Nesse contexto, a assexualidade, que é caracterizada pela ausência desse direcionamento sem, nem mesmo, ser considerada para compor um papel de destaque numa obra televisiva frente aos padrões da cultura hegemônica.

Com base no estudo, que teve por objetivo analisar a representatividade assexual nas séries, as produções ocupam o papel fundamental de proporcionar diálogos e disseminar conhecimentos culturais, sendo capaz de auxiliar na construção do imaginário social.
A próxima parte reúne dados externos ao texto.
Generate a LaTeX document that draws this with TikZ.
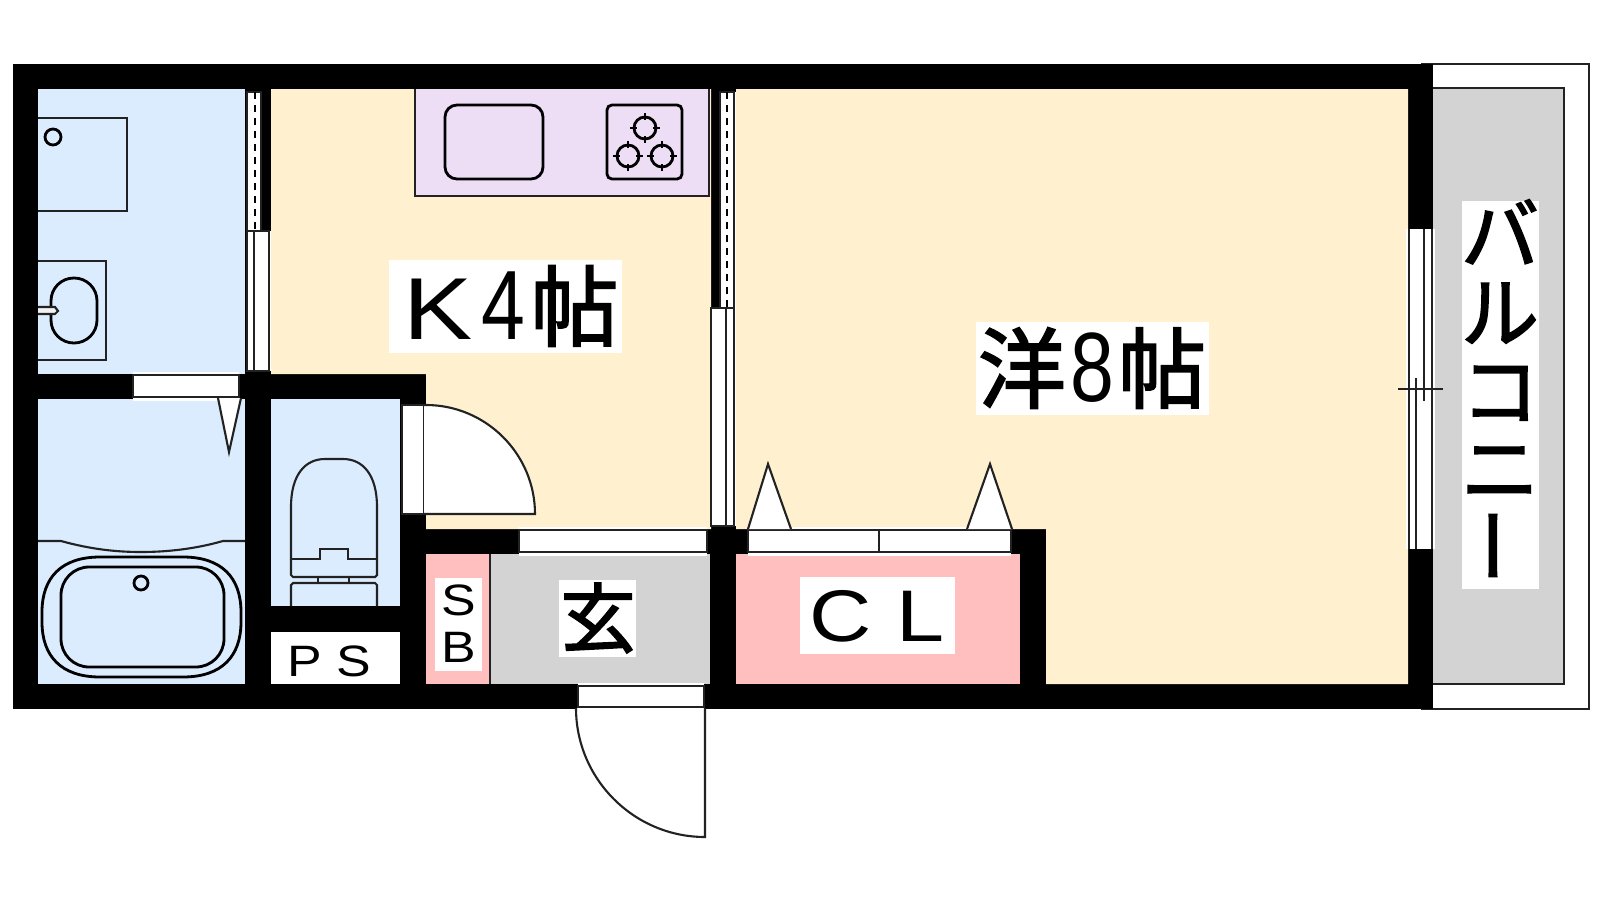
\documentclass[tikz,border=0pt]{standalone}
\usepackage{fontspec}
\usepackage{graphicx}
\setmainfont{Liberation Sans}
\newfontfamily\cjk[RawFeature={embolden=2}]{Noto Sans CJK JP}
\definecolor{bathblue}{HTML}{DBECFF}
\definecolor{roomyellow}{HTML}{FFF1D0}
\definecolor{kitchenpurple}{HTML}{EDDDF5}
\definecolor{closetpink}{HTML}{FFBFBF}
\definecolor{floorgray}{HTML}{D3D3D3}
\definecolor{linegray}{HTML}{222222}
\newcommand{\widelatin}[1]{\scalebox{1.18}[1]{#1}}
\newcommand{\tallnum}[1]{\scalebox{0.8}[1]{\fontsize{28}{28}\selectfont #1}}

\begin{document}
\begin{tikzpicture}[x=0.01cm, y=-0.01cm, line join=miter]
    % Define styles
    \tikzstyle{fixture} = [draw=linegray, line width=0.6pt]
    \tikzstyle{heavy} = [draw=black, line width=0.8pt]
    \tikzstyle{sash} = [fixture, fill=white]
    \tikzstyle{screen} = [black, line width=0.8pt, dash pattern=on 1.9pt off 1.8pt]
    \tikzstyle{labelbig} = [inner sep=0pt, font=\fontsize{25}{25}\selectfont]
    \tikzstyle{labelmid} = [inner sep=0pt, font=\fontsize{20.8}{20.8}\selectfont]
    \tikzstyle{labelsmall} = [inner sep=0pt, align=center, font=\fontsize{12.5}{13.4}\selectfont]
    \tikzstyle{labeltall} = [inner sep=0pt, align=center, font=\cjk\fontsize{22.2}{22.2}\selectfont]

    \useasboundingbox (0,0) rectangle (1600,900);

    % Balcony
    \draw [fixture] (1421,64) -- (1589,64) -- (1589,709) -- (1421,709);
    \draw [fixture, fill=floorgray] (1433,88) -- (1564,88) -- (1564,684) -- (1433,684);

    % Outer walls as one block
    \fill [black] (13,64) rectangle (1433,709);

    % Rooms
    \fill [bathblue] (38,89) rectangle (245,374);
    \fill [bathblue] (38,399) rectangle (245,684);
    \fill [bathblue] (271,399) rectangle (400,606);
    \fill [white] (271,632) rectangle (400,684);
    \fill [roomyellow] (271,89) -- (711,89) -- (711,529) -- (426,529) -- (426,374) -- (271,374) -- cycle;
    \fill [roomyellow] (736,89) -- (1408,89) -- (1408,684) -- (1046,684) -- (1046,529) -- (736,529) -- cycle;
    \fill [closetpink] (426,554) rectangle (490,684);
    \fill [floorgray] (490,554) rectangle (710,684);
    \fill [closetpink] (736,554) rectangle (1020,684);
    \fill [linegray] (489,554) rectangle (491,684);

    % Bath windows and door
    \fill [white] (269,231) rectangle (271,371);
    \draw [sash] (247,92) rectangle (261,231);
    \draw [screen] (255,92) -- (255,231);
    \draw [sash] (247,231) rectangle (269,371);
    \draw [fixture] (254,231) -- (254,371);
    \fill [white] (133,372) rectangle (239,401);
    \draw [fixture] (133,375) rectangle (239,397);
    \draw [sash] (218,398) -- (229,452) -- (241,398);

    % Washer and basin
    \draw [fixture] (38,118) -- (127,118) -- (127,211) -- (38,211);
    \draw [heavy] (53,137) circle [radius=8];
    \draw [fixture] (38,261) -- (106,261) -- (106,360) -- (38,360);
    \draw [heavy, rounded corners=6.5pt] (51,278) rectangle (97,343);
    \draw [fixture, fill=floorgray!30] (38,307) -- (55,307) -- (58,311) -- (55,314) -- (38,314);

    % Bathtub
    \draw [fixture] (38,541) -- (61,541) .. controls (90,549) and (115,552) .. (141,552) .. controls (167,552) and (195,549) .. (223,541) -- (245,541);
    \draw [heavy] (100,557) -- (183,557) .. controls (222,557) and (241,578) .. (241,612) -- (241,622) .. controls (241,656) and (222,677) .. (183,677) -- (100,677) .. controls (61,677) and (42,656) .. (42,622) -- (42,612) .. controls (42,578) and (61,557) .. (100,557) -- cycle;
    \draw [heavy, rounded corners=8pt] (61,567) rectangle (224,667);
    \draw [heavy] (141,583) circle [radius=7];

    % Toilet
    \draw [fixture] (291,575) -- (291,507) .. controls (291,475) and (305,459) .. (325,459) -- (343,459) .. controls (363,459) and (377,475) .. (377,507) -- (377,575) -- (375,577) -- (293,577) -- cycle;
    \draw [fixture] (291,559) -- (320,559) -- (320,549) -- (348,549) -- (348,559) -- (377,559);
    \draw [fixture] (318,577) -- (318,583);
    \draw [fixture] (349,577) -- (349,583);
    \draw [fixture] (291,606) -- (291,585) -- (293,583) -- (375,583) -- (377,585) -- (377,606);

    % Kitchen
    \draw [fixture, fill=kitchenpurple] (415,89) -- (415,196) -- (709,196) -- (709,89);
    \draw [heavy, rounded corners=3.4pt] (445,105) rectangle (543,179);
    \draw [heavy, rounded corners=1.4pt] (607,105) rectangle (682,179);
    \foreach \bx/\by in {645/128, 628/156, 662/156} {
        \draw [heavy] (\bx,\by) circle [radius=11];
        \draw [heavy] (\bx-15,\by) -- (\bx-8,\by) (\bx+8,\by) -- (\bx+15,\by);
        \draw [heavy] (\bx,\by-15) -- (\bx,\by-8) (\bx,\by+8) -- (\bx,\by+15);
    }

    % Kitchen and room partition
    \fill [white] (734,92) rectangle (736,526);
    \draw [sash] (720,92) rectangle (734,308);
    \draw [screen] (727,92) -- (727,308);
    \draw [sash] (711,308) rectangle (734,526);
    \draw [fixture] (726,308) -- (726,526);

    % Kitchen side door
    \draw [sash] (402,405) rectangle (424,514);
    \draw [sash] (424,514) -- (535,514) .. controls (535,454) and (486,405) .. (426,405) -- (424,405);

    % Door to kitchen, closet doors
    \fill [white] (519,527) rectangle (707,556);
    \draw [fixture] (519,530) rectangle (707,552);
    \fill [white] (748,527) rectangle (1011,556);
    \draw [fixture] (748,530) rectangle (1011,552);
    \draw [fixture] (879,530) -- (879,552);
    \draw [sash] (748,529) -- (768,464) -- (791,529);
    \draw [sash] (967,529) -- (990,464) -- (1012,529);

    % Entrance door
    \fill [white] (578,683) rectangle (704,707);
    \draw [fixture] (578,686) rectangle (704,707);
    \draw [sash] (576,708) .. controls (576,779) and (634,837) .. (705,837) -- (705,708);

    % Balcony window
    \fill [white] (1406,229) rectangle (1435,549);
    \draw [fixture] (1409,229) -- (1409,549);
    \draw [fixture] (1432,229) -- (1432,549);
    \draw [fixture] (1424,229) -- (1424,401);
    \draw [fixture] (1416,378) -- (1416,549);
    \draw [fixture] (1398,389) -- (1443,389);

    % Label backgrounds
    \fill [white] (389,260) rectangle (622,353);
    \fill [white] (976,322) rectangle (1209,415);
    \fill [white] (800,577) rectangle (955,654);
    \fill [white] (559,580) rectangle (636,657);
    \fill [white] (435,578) rectangle (482,671);
    \fill [white] (1462,201) rectangle (1539,589);

    % Labels
    \node (kitchen) [labelbig] at (511,306) {\widelatin{K}\hspace{2.5pt}\tallnum{4}\hspace{1.5pt}{\cjk 帖}};
    \node (western) [labelbig] at (1092,368) {{\cjk 洋}\hspace{1.4pt}\tallnum{8}\hspace{1pt}{\cjk 帖}};
    \node (closet) [labelmid] at (877,616) {\widelatin{C}\hspace{7pt}\widelatin{L}};
    \node (entry) [labelbig] at (598,618) {\cjk\fontsize{21.5}{21.5}\selectfont 玄};
    \node (shoebox) [labelsmall] at (459,624) {\widelatin{S}\\\widelatin{B}};
    \node (pipes) [labelsmall] at (329,661) {\widelatin{P}\hspace{4pt}\widelatin{S}};
    \node (balcony) [labeltall] at (1500,392) {バ\\ル\\コ\\ニ\\\raisebox{-2.5pt}{\hspace{3.4pt}\rotatebox{90}{ー}}};
\end{tikzpicture}
\end{document}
Entretanto, a identificação e o reconhecimento do indivíduo assexual são limitados a cenas escassas, implícitas e que, muitas vezes, reforçam a problemática de ser associada a um distúrbio. Nas palavras dos autores:

“A partir dos episódios investigados foi possível aferir a assexualidade nos seguintes contextos: tratada como fenômeno desviante e patologizado; como aspecto pouco representado nos seriados; ou como parte de possibilidade de ser e existir no mundo.”

Nos — raros — casos em que a orientação é tratada de forma adequada, é por meio de diálogos rápidos. Onde o debate costuma ser aprofundado, no entanto, é nas redes sociais.

A união do grupo

Criada em 2010, a Ace Week é uma das principais formas de militância ativa na comunidade | Foto: Reprodução/Asexual Awareness Week

Enquanto a TV e as séries são importantes para dar visibilidade a essas pessoas e colaborarem para a construção de novas perspectivas, a internet constitui e fortalece os vínculos criados entre os membros dessa comunidade.

Pode-se afirmar que a militância assexual teve origem na internet há cerca de 20 anos e que, desde então, esse é o principal canal de informação e orientação sobre o assunto.

Nesse quesito, a comunidade tem tido avanços, já que a letra “A” é cada vez mais incluída na sigla em sua forma resumida (LGBTQIA+), trazendo, dessa forma, mais destaque até mesmo entre seus pares.

A elaboração da bandeira, nas cores preto, cinza, branco e roxo, também foi estabelecida online e se tornou o principal símbolo representativo do movimento, abrangendo todos aqueles dentro do espectro assexual, em qualquer das suas variações.

E foi pelo movimento ter se expandido e criado laços entre si que já houveram alguns eventos próprios para fortalecer a visibilidade ace, como a “Parada Assexual do Brasil”. A primeira delas aconteceu em 2015 e foi organizada por meio do Facebook.

Outro movimento recente é a “Ace Week”, fruto do fortalecimento e articulação dos membros na web. A semana tem por objetivo transmitir informações para fins educacionais e de conscientização para que, assim, a discussão se amplie até alcançar patamares mais concretos no Congresso e na grande mídia.